• **Given task**:
Look below. Copy each line that has "seaborn" in it.

--- --- ---

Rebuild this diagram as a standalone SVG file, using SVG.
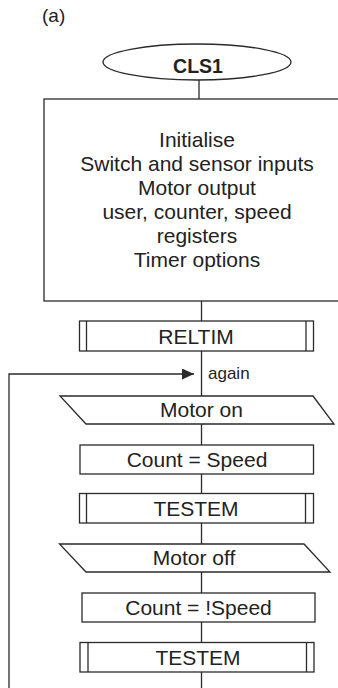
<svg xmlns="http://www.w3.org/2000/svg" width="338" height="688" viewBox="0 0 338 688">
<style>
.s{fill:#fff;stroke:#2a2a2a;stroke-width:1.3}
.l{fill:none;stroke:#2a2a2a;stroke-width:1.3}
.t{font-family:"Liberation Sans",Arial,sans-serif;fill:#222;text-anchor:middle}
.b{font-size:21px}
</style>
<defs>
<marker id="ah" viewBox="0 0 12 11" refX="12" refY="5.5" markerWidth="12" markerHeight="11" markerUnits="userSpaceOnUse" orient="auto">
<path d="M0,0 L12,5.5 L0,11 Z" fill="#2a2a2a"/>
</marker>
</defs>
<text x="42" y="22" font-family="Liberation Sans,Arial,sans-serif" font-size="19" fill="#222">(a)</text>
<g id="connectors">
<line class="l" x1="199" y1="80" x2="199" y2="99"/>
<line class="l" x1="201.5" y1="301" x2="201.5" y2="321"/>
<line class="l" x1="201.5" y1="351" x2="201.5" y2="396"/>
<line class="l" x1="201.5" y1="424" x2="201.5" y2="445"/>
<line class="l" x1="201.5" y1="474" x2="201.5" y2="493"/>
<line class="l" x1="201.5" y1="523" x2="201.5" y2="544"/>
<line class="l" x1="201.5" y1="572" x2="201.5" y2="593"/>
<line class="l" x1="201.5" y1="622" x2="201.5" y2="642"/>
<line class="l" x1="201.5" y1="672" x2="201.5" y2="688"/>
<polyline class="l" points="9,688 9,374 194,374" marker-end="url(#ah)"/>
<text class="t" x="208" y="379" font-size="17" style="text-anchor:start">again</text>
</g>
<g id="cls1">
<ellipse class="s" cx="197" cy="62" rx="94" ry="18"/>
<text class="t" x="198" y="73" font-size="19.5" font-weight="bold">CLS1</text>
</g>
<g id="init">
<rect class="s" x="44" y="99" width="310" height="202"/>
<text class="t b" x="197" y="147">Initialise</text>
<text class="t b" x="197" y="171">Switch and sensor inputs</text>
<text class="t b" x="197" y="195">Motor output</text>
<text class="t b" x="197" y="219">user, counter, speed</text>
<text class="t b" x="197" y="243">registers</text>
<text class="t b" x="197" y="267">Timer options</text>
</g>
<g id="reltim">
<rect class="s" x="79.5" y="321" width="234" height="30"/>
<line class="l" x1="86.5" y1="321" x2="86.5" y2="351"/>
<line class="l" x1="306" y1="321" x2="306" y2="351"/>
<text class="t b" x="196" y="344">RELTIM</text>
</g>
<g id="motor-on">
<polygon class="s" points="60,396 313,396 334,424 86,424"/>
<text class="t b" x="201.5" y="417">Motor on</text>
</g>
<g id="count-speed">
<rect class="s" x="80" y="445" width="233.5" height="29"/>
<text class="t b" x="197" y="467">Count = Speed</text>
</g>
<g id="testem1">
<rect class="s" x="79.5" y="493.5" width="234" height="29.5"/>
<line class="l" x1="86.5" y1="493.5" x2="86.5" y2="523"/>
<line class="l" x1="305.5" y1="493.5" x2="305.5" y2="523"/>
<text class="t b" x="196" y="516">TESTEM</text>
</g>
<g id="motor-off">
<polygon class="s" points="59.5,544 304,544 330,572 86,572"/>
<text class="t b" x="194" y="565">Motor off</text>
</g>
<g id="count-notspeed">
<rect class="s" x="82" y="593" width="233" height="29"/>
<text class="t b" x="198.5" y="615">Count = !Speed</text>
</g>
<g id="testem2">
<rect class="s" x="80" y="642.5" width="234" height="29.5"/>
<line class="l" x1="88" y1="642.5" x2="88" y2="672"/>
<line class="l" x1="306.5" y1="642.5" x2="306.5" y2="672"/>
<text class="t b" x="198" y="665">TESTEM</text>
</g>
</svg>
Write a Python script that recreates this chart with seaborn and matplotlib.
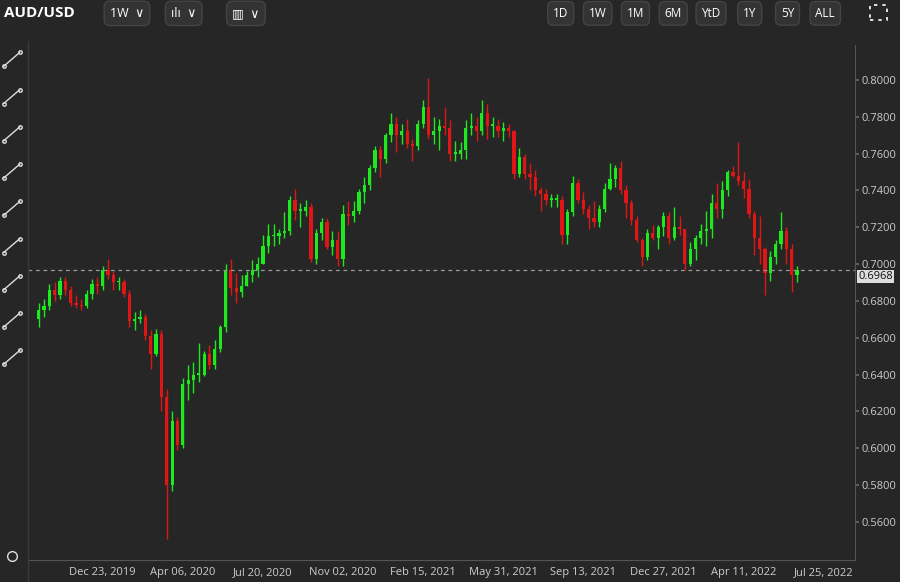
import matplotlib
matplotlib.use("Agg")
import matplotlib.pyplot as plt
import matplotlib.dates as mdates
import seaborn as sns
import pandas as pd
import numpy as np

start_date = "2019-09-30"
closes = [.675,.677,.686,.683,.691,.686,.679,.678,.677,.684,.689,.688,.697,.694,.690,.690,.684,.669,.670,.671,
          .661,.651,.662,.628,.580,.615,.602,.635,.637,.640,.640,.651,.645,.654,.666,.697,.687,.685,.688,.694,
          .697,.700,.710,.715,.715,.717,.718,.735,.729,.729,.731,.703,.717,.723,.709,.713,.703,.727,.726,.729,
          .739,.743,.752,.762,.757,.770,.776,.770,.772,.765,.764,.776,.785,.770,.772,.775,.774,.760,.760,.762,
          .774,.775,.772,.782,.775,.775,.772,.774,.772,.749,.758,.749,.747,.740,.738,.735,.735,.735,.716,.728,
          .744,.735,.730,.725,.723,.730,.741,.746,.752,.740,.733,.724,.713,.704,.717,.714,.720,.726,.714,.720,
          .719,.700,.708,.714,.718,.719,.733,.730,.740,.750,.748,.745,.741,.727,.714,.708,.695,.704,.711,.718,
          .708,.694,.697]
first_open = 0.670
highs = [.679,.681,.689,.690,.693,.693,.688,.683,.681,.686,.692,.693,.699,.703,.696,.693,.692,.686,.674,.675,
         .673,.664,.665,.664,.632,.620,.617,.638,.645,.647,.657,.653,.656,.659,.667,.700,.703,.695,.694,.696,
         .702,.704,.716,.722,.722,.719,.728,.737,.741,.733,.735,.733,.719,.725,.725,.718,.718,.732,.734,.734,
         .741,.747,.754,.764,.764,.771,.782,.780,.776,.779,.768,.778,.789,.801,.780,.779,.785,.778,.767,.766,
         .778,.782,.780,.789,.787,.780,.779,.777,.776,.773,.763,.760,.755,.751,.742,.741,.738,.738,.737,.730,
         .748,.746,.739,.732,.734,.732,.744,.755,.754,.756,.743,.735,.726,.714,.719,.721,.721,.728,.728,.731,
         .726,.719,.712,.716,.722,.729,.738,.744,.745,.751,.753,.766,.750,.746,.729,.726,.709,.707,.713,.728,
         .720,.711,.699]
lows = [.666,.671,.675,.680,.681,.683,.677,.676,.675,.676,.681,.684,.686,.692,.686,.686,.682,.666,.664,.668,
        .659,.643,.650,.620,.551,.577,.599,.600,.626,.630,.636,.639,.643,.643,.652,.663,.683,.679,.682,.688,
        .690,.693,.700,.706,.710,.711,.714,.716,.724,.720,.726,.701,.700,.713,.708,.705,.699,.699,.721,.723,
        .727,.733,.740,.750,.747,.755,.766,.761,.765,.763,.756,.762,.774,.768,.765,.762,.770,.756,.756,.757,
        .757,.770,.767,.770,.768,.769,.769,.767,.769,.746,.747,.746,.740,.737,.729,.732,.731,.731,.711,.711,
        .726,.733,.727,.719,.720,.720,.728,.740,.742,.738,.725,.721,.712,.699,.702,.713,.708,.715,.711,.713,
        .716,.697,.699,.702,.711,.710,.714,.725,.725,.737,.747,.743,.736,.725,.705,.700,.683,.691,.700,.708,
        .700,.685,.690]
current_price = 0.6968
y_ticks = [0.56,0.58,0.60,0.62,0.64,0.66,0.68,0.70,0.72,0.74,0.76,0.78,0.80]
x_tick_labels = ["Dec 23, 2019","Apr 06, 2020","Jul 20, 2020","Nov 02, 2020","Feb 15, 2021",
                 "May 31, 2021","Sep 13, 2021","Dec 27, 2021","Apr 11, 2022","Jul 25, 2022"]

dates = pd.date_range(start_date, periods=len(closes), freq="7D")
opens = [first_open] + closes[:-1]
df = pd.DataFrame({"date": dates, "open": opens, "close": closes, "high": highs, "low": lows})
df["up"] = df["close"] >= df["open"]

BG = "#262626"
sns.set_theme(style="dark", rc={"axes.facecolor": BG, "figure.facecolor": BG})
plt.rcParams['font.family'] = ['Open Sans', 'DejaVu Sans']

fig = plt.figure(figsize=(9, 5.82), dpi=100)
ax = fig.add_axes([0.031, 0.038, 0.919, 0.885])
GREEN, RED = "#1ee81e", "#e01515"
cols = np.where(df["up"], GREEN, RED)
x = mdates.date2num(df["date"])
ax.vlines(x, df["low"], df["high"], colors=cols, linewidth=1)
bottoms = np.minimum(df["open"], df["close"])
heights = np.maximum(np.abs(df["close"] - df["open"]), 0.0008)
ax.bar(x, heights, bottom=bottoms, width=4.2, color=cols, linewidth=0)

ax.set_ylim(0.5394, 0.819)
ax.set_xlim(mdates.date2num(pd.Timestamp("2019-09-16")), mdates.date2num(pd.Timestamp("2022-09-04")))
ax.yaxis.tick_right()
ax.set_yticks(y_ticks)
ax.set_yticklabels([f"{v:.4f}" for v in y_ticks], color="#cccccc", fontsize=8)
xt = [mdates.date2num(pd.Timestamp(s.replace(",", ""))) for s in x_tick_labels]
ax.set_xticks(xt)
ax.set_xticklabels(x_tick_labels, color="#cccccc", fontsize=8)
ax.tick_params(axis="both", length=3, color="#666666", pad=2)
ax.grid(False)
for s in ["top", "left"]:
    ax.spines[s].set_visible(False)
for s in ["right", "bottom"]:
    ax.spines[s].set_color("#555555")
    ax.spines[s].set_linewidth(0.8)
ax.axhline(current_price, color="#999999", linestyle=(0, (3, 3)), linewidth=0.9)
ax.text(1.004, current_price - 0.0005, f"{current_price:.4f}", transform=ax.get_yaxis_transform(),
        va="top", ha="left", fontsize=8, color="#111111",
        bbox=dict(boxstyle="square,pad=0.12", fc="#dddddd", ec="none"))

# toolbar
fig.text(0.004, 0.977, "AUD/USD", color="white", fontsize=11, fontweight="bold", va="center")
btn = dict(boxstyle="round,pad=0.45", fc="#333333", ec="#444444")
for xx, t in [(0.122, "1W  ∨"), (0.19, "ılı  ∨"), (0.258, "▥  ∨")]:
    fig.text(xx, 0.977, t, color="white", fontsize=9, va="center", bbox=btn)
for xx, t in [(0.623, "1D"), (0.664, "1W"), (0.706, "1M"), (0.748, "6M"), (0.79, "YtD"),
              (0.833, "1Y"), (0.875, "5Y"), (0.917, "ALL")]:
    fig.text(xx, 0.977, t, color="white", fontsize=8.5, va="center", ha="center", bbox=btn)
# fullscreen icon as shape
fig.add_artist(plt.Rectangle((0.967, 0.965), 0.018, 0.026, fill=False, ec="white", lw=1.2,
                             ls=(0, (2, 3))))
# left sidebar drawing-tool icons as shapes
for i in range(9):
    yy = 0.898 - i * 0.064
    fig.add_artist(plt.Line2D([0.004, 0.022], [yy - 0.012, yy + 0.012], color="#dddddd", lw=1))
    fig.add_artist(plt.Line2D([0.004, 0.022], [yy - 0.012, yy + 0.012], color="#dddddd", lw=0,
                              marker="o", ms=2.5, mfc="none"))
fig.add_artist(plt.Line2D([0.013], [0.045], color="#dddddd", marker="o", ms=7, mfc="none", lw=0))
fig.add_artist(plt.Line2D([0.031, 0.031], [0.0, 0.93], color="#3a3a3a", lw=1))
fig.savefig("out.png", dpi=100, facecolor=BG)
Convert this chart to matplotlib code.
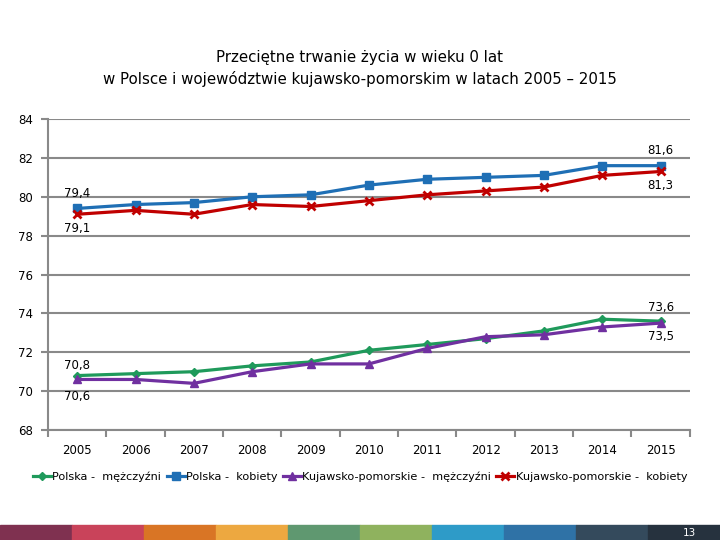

--- --- ---

• **Output of the exercise**:
Write a Python script that recreates this chart with seaborn and matplotlib.
import seaborn as sns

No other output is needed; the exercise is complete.